§ TO BE DONE
Return the material exactly as supplied, apart from the pictures, which are omitted.

§ DATASET EXCERPT

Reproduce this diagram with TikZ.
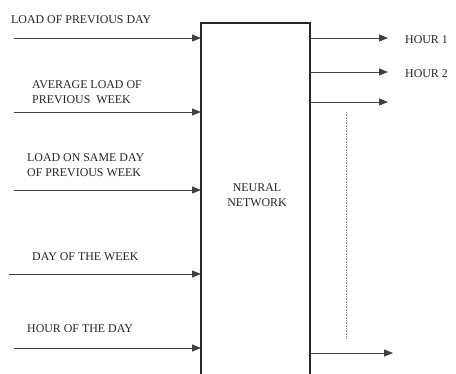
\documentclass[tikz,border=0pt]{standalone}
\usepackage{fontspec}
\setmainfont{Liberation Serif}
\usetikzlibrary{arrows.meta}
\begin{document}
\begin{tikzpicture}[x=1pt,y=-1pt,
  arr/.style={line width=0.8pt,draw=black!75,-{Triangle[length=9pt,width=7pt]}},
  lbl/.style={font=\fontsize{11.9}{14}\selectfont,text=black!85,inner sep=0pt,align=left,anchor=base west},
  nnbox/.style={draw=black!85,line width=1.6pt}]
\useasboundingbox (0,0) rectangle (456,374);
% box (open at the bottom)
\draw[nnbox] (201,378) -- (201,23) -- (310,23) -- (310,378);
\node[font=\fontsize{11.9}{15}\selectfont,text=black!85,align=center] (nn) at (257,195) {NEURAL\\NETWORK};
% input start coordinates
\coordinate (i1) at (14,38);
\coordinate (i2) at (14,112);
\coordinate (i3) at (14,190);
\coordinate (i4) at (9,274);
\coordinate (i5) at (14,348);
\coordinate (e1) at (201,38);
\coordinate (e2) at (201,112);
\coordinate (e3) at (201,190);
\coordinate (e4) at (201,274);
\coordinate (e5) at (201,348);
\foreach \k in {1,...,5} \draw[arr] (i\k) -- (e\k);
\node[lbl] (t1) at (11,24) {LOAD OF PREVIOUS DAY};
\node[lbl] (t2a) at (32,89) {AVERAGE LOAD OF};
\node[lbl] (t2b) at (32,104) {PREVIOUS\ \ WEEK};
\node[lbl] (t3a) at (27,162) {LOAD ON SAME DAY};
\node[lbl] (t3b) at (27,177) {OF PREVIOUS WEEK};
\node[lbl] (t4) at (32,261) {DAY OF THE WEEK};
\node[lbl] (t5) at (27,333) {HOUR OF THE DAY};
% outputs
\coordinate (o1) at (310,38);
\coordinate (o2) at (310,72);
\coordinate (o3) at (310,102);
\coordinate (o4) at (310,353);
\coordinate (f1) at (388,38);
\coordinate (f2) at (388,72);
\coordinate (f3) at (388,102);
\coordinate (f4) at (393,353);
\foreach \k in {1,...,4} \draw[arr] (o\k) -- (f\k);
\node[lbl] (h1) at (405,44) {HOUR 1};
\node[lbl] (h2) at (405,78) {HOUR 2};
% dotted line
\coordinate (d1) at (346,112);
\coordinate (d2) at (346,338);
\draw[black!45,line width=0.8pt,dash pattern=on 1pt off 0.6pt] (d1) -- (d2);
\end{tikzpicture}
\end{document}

§ FULL OUTPUT
Reproduce this diagram with TikZ.
\documentclass[tikz,border=0pt]{standalone}
\usepackage{fontspec}
\setmainfont{Liberation Serif}
\usetikzlibrary{arrows.meta}
\begin{document}
\begin{tikzpicture}[x=1pt,y=-1pt,
  arr/.style={line width=0.8pt,draw=black!75,-{Triangle[length=9pt,width=7pt]}},
  lbl/.style={font=\fontsize{11.9}{14}\selectfont,text=black!85,inner sep=0pt,align=left,anchor=base west},
  nnbox/.style={draw=black!85,line width=1.6pt}]
\useasboundingbox (0,0) rectangle (456,374);
% box (open at the bottom)
\draw[nnbox] (201,378) -- (201,23) -- (310,23) -- (310,378);
\node[font=\fontsize{11.9}{15}\selectfont,text=black!85,align=center] (nn) at (257,195) {NEURAL\\NETWORK};
% input start coordinates
\coordinate (i1) at (14,38);
\coordinate (i2) at (14,112);
\coordinate (i3) at (14,190);
\coordinate (i4) at (9,274);
\coordinate (i5) at (14,348);
\coordinate (e1) at (201,38);
\coordinate (e2) at (201,112);
\coordinate (e3) at (201,190);
\coordinate (e4) at (201,274);
\coordinate (e5) at (201,348);
\foreach \k in {1,...,5} \draw[arr] (i\k) -- (e\k);
\node[lbl] (t1) at (11,24) {LOAD OF PREVIOUS DAY};
\node[lbl] (t2a) at (32,89) {AVERAGE LOAD OF};
\node[lbl] (t2b) at (32,104) {PREVIOUS\ \ WEEK};
\node[lbl] (t3a) at (27,162) {LOAD ON SAME DAY};
\node[lbl] (t3b) at (27,177) {OF PREVIOUS WEEK};
\node[lbl] (t4) at (32,261) {DAY OF THE WEEK};
\node[lbl] (t5) at (27,333) {HOUR OF THE DAY};
% outputs
\coordinate (o1) at (310,38);
\coordinate (o2) at (310,72);
\coordinate (o3) at (310,102);
\coordinate (o4) at (310,353);
\coordinate (f1) at (388,38);
\coordinate (f2) at (388,72);
\coordinate (f3) at (388,102);
\coordinate (f4) at (393,353);
\foreach \k in {1,...,4} \draw[arr] (o\k) -- (f\k);
\node[lbl] (h1) at (405,44) {HOUR 1};
\node[lbl] (h2) at (405,78) {HOUR 2};
% dotted line
\coordinate (d1) at (346,112);
\coordinate (d2) at (346,338);
\draw[black!45,line width=0.8pt,dash pattern=on 1pt off 0.6pt] (d1) -- (d2);
\end{tikzpicture}
\end{document}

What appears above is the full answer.